Regardless of whether the miniature bomb is real or a clever prop, North Korea does finally appear to be "on the verge of a nuclear breakout," said Robert Litwak, an expert on nuclear proliferation . He said Pyongyang's arsenal is believed to now contain as many as 20 nuclear bombs, along with enough plutonium and highly enriched uranium to make dozens more. "When I got into this field," Litwak said, "I couldn't have conceived of North Korea acquiring a nuclear arsenal approaching half the size of Great Britain's."
The country's missiles also have grown more sophisticated. Last year, North Korea's military conducted the first test of a two-stage ballistic missile that uses solid fuel - a significant advance over the country's existing liquid-fuelled rockets because they can be moved easily and launched quickly. Also in 2016, North Korea broadcast images of engineers testing engines for a new class of advanced missiles with true intercontinental range.
US President Donald Trump, just before taking office, appeared to taunt Pyongyang on Twitter, saying that North Korea's plan for building intercontinental ballistic missiles "won't happen". A month later, Kim Jong Un launched one of the country's new solid-fuel missiles.

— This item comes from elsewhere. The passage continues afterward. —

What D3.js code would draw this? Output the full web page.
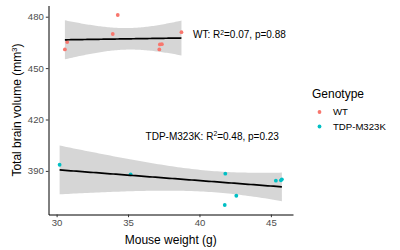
<!DOCTYPE html>
<html>
<head>
<meta charset="utf-8">
<script src="https://cdn.jsdelivr.net/npm/d3@7"></script>
<style>
  body { margin: 0; background: #fff; }
  text { font-family: "Liberation Sans", Arial, sans-serif; }
</style>
</head>
<body>
<div id="chart"></div>
<script>
// data
const genotypes = ["WT", "TDP-M323K"];
const colors = ["#F8766D", "#00BFC4"];
const wtWeight = [30.58, 30.74, 33.93, 34.28, 37.19, 37.23, 37.37, 38.74];
const wtVolume = [460.9, 465.2, 469.9, 481.0, 460.9, 463.8, 464.0, 471.0];
const tdpWeight = [30.21, 35.18, 41.81, 41.77, 42.58, 45.35, 45.70, 45.77];
const tdpVolume = [393.6, 388.0, 388.4, 370.1, 375.5, 384.3, 384.5, 385.1];
const statLabels = ["WT: R|2|=0.07, p=0.88", "TDP-M323K: R|2|=0.48, p=0.23"];
const xTicks = [30, 35, 40, 45];
const yTicks = [390, 420, 450, 480];

const width = 400, height = 250;
const panel = {left: 48.5, right: 293, top: 5.5, bottom: 214.5};

const svg = d3.select("#chart").append("svg")
    .attr("width", width)
    .attr("height", height);

const groups = [
  {name: genotypes[0], color: colors[0], pts: wtWeight.map((w, i) => ({w: w, v: wtVolume[i]}))},
  {name: genotypes[1], color: colors[1], pts: tdpWeight.map((w, i) => ({w: w, v: tdpVolume[i]}))}
];

// t quantile (0.975) for small df
const tq = {4: 2.776, 5: 2.571, 6: 2.447, 7: 2.365, 8: 2.306, 9: 2.262, 10: 2.228};

// linear fit + 95% confidence band, like geom_smooth(method = "lm")
groups.forEach(g => {
  const n = g.pts.length;
  const mx = d3.mean(g.pts, d => d.w), my = d3.mean(g.pts, d => d.v);
  const sxx = d3.sum(g.pts, d => (d.w - mx) ** 2);
  const sxy = d3.sum(g.pts, d => (d.w - mx) * (d.v - my));
  const slope = sxy / sxx, icpt = my - slope * mx;
  const sse = d3.sum(g.pts, d => (d.v - icpt - slope * d.w) ** 2);
  const s = Math.sqrt(sse / (n - 2));
  const t = tq[n - 2];
  const [x0, x1] = d3.extent(g.pts, d => d.w);
  g.fit = d3.range(80).map(i => {
    const x = x0 + (x1 - x0) * i / 79;
    const y = icpt + slope * x;
    const se = s * Math.sqrt(1 / n + (x - mx) ** 2 / sxx);
    return {x: x, y: y, lo: y - t * se, hi: y + t * se};
  });
});

const allW = groups.flatMap(g => g.pts.map(d => d.w));
const allV = groups.flatMap(g => g.pts.map(d => d.v).concat(g.fit.flatMap(f => [f.lo, f.hi])));
const [wMin, wMax] = d3.extent(allW);
const [vMin, vMax] = d3.extent(allV);
const wPad = (wMax - wMin) * 0.05, vPad = (vMax - vMin) * 0.05;

const x = d3.scaleLinear().domain([wMin - wPad, wMax + wPad]).range([panel.left, panel.right]);
const y = d3.scaleLinear().domain([vMin - vPad, vMax + vPad]).range([panel.bottom, panel.top]);

// bands
groups.forEach(g => {
  svg.append("path")
    .datum(g.fit)
    .attr("fill", "#999999")
    .attr("fill-opacity", 0.4)
    .attr("d", d3.area().x(d => x(d.x)).y0(d => y(d.lo)).y1(d => y(d.hi)));
});

// points
groups.forEach(g => {
  svg.append("g").selectAll("circle")
    .data(g.pts)
    .join("circle")
    .attr("cx", d => x(d.w))
    .attr("cy", d => y(d.v))
    .attr("r", 1.9)
    .attr("fill", g.color);
});

// fitted lines
groups.forEach(g => {
  svg.append("path")
    .datum(g.fit)
    .attr("fill", "none")
    .attr("stroke", "black")
    .attr("stroke-width", 1.7)
    .attr("d", d3.line().x(d => x(d.x)).y(d => y(d.y)));
});

// axes
const xAxis = svg.append("g")
    .attr("transform", `translate(0,${panel.bottom})`)
    .call(d3.axisBottom(x).tickValues(xTicks).tickSize(2.7).tickSizeOuter(0).tickPadding(2));
const yAxis = svg.append("g")
    .attr("transform", `translate(${panel.left},0)`)
    .call(d3.axisLeft(y).tickValues(yTicks).tickSize(2.7).tickSizeOuter(0).tickPadding(2));
[xAxis, yAxis].forEach(a => {
  a.select(".domain").attr("stroke", "black").attr("stroke-width", 1);
  a.selectAll(".tick line").attr("stroke", "#333333");
  a.selectAll(".tick text").attr("fill", "#4d4d4d").style("font-size", "9.6px")
    .style("font-family", "'Liberation Sans', Arial, sans-serif");
});

// axis titles
svg.append("text")
    .attr("x", (panel.left + panel.right) / 2)
    .attr("y", 244)
    .attr("text-anchor", "middle")
    .style("font-size", "12px")
    .text("Mouse weight (g)");

const yt = svg.append("text")
    .attr("transform", `translate(21,${(panel.top + panel.bottom) / 2}) rotate(-90)`)
    .attr("text-anchor", "middle")
    .style("font-size", "12px");
yt.append("tspan").text("Total brain volume (mm");
yt.append("tspan").attr("dy", -4.5).style("font-size", "8px").text("3");
yt.append("tspan").attr("dy", 4.5).text(")");

// R2 labels
const labelPos = [{w: 39.55, v: 467.4}, {w: 36.23, v: 408.1}];
statLabels.forEach((lab, i) => {
  const parts = lab.split("|");
  const t = svg.append("text")
      .attr("x", x(labelPos[i].w))
      .attr("y", y(labelPos[i].v))
      .style("font-size", "10px");
  t.append("tspan").text(parts[0]);
  t.append("tspan").attr("dy", -3.8).style("font-size", "6.8px").text(parts[1]);
  t.append("tspan").attr("dy", 3.8).text(parts[2]);
});

// legend
const legend = svg.append("g").attr("transform", "translate(312,0)");
legend.append("text")
    .attr("x", 0)
    .attr("y", 97.5)
    .style("font-size", "12px")
    .text("Genotype");
groups.forEach((g, i) => {
  legend.append("circle")
      .attr("cx", 7.5)
      .attr("cy", 112 + i * 14.5)
      .attr("r", 1.9)
      .attr("fill", g.color);
  legend.append("text")
      .attr("x", 21)
      .attr("y", 112 + i * 14.5 + 3.4)
      .style("font-size", "9.6px")
      .text(g.name);
});
</script>
</body>
</html>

Last week's coordinated launch of four intermediate-range missiles appeared intended to showcase the country's ability to fire multiple rockets simultaneously at US military bases in Japan, increasingly the likelihood that some will penetrate anti-missile shields.
There have been notable failures as well. Numerous test rockets have drifted far off course, and others never made it off the launch pad. Many analysts believe it could still be several years before Kim can construct a true ICBM that could reliably reach the US mainland, and perhaps longer before he can demonstrate an ability to incorporate a nuclear payload into his rocket design. Yet, already, the basic components for a future arsenal of long-range, nuclear tipped missiles already are in place, said Jeffrey Lewis, an expert on North Korean weapons systems.
"The ICBM programme is real," Lewis said. "They've showed us their static engine test. They showed us the mock-up of the nuclear warhead. They have done everything short of actually testing the ICBM. When they do test it, the first time it will probably fail. But eventually it will work. And when it works people are going to freak out."
North Korea's state-run media have occasionally shown propaganda footage of Kim huddling with his generals over what some analysts have jokingly called the "map of death": a chart that portrays Japanese and US mainland cities as potential targets.
The laughter has now stopped, said Lewis. "This idea that these things were just bargaining chips - something that was true years ago - is superseded by the fact that there is now a rocket force ... with a commander and a headquarters and subordinate bases, all with missiles. This is now a living, breathing thing."